Job:
Return precisely the span of lines from the top of the material below to the line containing "(intro2) at (62,128)", both included. Pictures are excluded.

Material:

-=-=-

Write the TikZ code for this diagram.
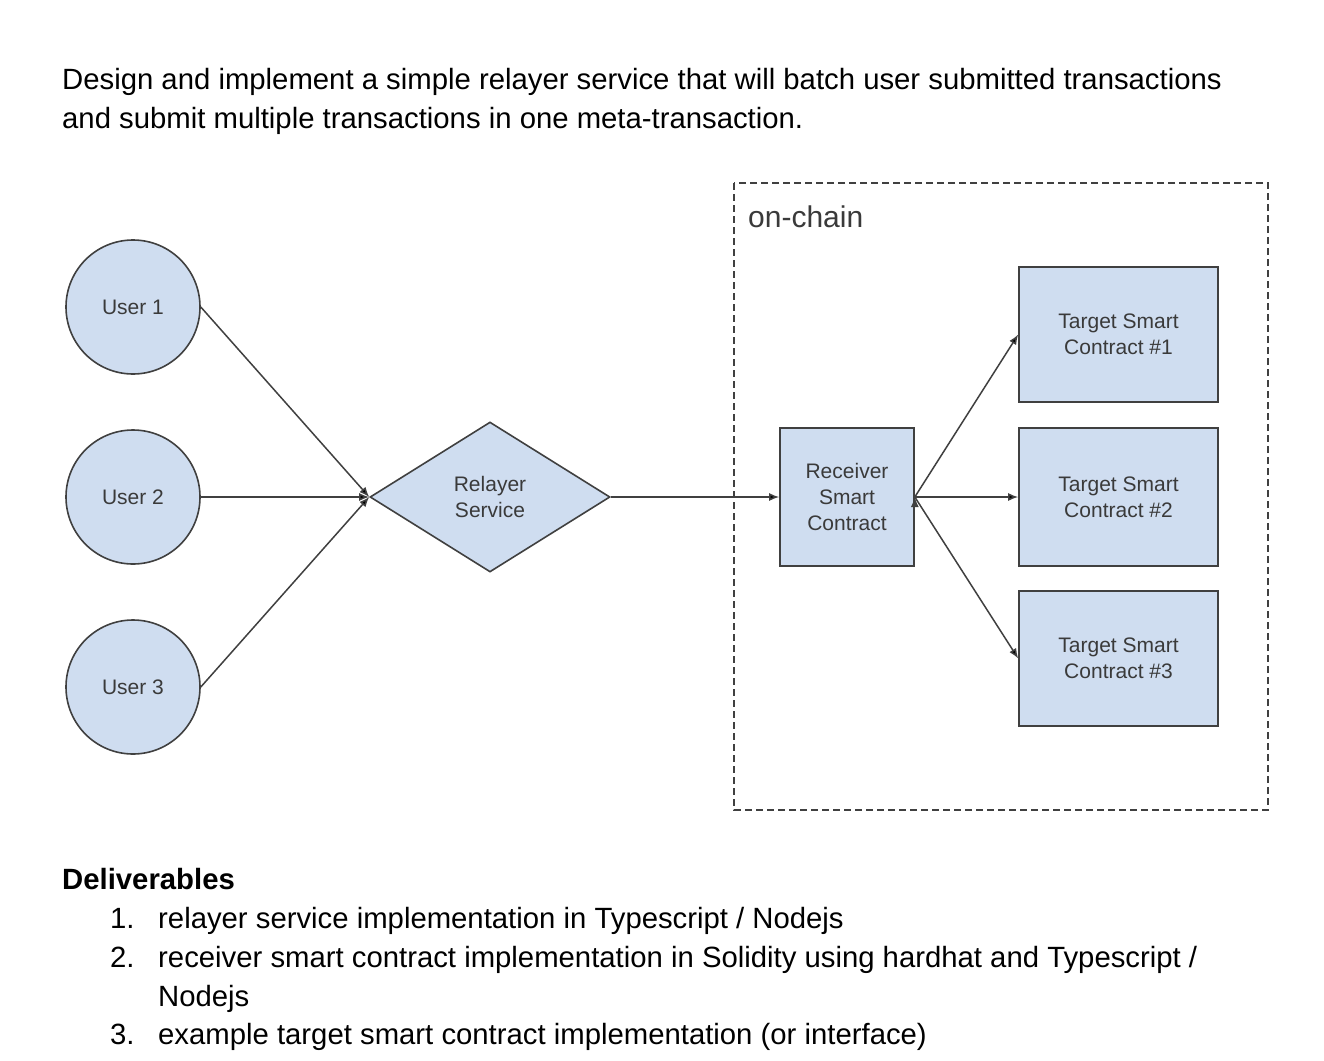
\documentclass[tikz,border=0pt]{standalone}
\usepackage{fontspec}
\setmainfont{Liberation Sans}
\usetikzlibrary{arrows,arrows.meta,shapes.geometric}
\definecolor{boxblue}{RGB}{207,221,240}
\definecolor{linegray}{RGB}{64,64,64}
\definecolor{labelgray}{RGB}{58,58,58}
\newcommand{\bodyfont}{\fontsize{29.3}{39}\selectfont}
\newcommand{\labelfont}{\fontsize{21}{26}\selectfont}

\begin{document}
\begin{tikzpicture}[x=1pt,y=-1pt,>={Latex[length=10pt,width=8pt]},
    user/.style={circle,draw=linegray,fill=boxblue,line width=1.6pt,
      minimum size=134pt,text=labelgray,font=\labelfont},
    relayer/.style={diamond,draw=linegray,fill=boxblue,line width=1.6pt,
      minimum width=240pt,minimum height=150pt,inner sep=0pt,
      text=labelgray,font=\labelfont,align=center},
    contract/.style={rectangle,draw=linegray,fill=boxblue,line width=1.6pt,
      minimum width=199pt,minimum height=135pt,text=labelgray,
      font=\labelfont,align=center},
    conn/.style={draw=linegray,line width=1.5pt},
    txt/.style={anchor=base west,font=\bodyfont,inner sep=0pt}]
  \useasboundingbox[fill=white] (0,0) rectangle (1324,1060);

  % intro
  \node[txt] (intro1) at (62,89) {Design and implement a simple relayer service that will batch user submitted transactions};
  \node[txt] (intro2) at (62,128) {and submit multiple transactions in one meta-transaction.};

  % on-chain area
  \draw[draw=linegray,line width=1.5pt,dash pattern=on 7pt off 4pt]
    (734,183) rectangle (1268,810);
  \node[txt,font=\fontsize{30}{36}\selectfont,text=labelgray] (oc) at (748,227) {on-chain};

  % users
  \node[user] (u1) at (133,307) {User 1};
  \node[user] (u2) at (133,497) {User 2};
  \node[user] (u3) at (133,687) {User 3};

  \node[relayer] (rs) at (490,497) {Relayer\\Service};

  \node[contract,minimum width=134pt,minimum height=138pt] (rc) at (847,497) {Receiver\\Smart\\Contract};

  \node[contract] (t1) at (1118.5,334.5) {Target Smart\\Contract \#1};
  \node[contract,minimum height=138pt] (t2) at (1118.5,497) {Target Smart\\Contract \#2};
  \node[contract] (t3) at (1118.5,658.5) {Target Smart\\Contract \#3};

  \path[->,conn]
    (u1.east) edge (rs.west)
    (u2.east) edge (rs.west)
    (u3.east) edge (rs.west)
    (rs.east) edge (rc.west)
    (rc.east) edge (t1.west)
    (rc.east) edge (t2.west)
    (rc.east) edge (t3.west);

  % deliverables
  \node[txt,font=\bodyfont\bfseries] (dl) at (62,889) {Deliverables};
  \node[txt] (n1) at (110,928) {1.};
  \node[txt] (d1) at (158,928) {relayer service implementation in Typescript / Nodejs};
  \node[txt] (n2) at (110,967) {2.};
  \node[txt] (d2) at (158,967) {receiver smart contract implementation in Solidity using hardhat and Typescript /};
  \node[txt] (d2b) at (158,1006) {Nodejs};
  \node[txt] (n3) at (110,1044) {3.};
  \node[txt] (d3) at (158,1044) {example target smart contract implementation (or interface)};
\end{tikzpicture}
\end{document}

-=-=-

Solution below:
Write the TikZ code for this diagram.
\documentclass[tikz,border=0pt]{standalone}
\usepackage{fontspec}
\setmainfont{Liberation Sans}
\usetikzlibrary{arrows,arrows.meta,shapes.geometric}
\definecolor{boxblue}{RGB}{207,221,240}
\definecolor{linegray}{RGB}{64,64,64}
\definecolor{labelgray}{RGB}{58,58,58}
\newcommand{\bodyfont}{\fontsize{29.3}{39}\selectfont}
\newcommand{\labelfont}{\fontsize{21}{26}\selectfont}

\begin{document}
\begin{tikzpicture}[x=1pt,y=-1pt,>={Latex[length=10pt,width=8pt]},
    user/.style={circle,draw=linegray,fill=boxblue,line width=1.6pt,
      minimum size=134pt,text=labelgray,font=\labelfont},
    relayer/.style={diamond,draw=linegray,fill=boxblue,line width=1.6pt,
      minimum width=240pt,minimum height=150pt,inner sep=0pt,
      text=labelgray,font=\labelfont,align=center},
    contract/.style={rectangle,draw=linegray,fill=boxblue,line width=1.6pt,
      minimum width=199pt,minimum height=135pt,text=labelgray,
      font=\labelfont,align=center},
    conn/.style={draw=linegray,line width=1.5pt},
    txt/.style={anchor=base west,font=\bodyfont,inner sep=0pt}]
  \useasboundingbox[fill=white] (0,0) rectangle (1324,1060);

  % intro
  \node[txt] (intro1) at (62,89) {Design and implement a simple relayer service that will batch user submitted transactions};
  \node[txt] (intro2) at (62,128) {and submit multiple transactions in one meta-transaction.};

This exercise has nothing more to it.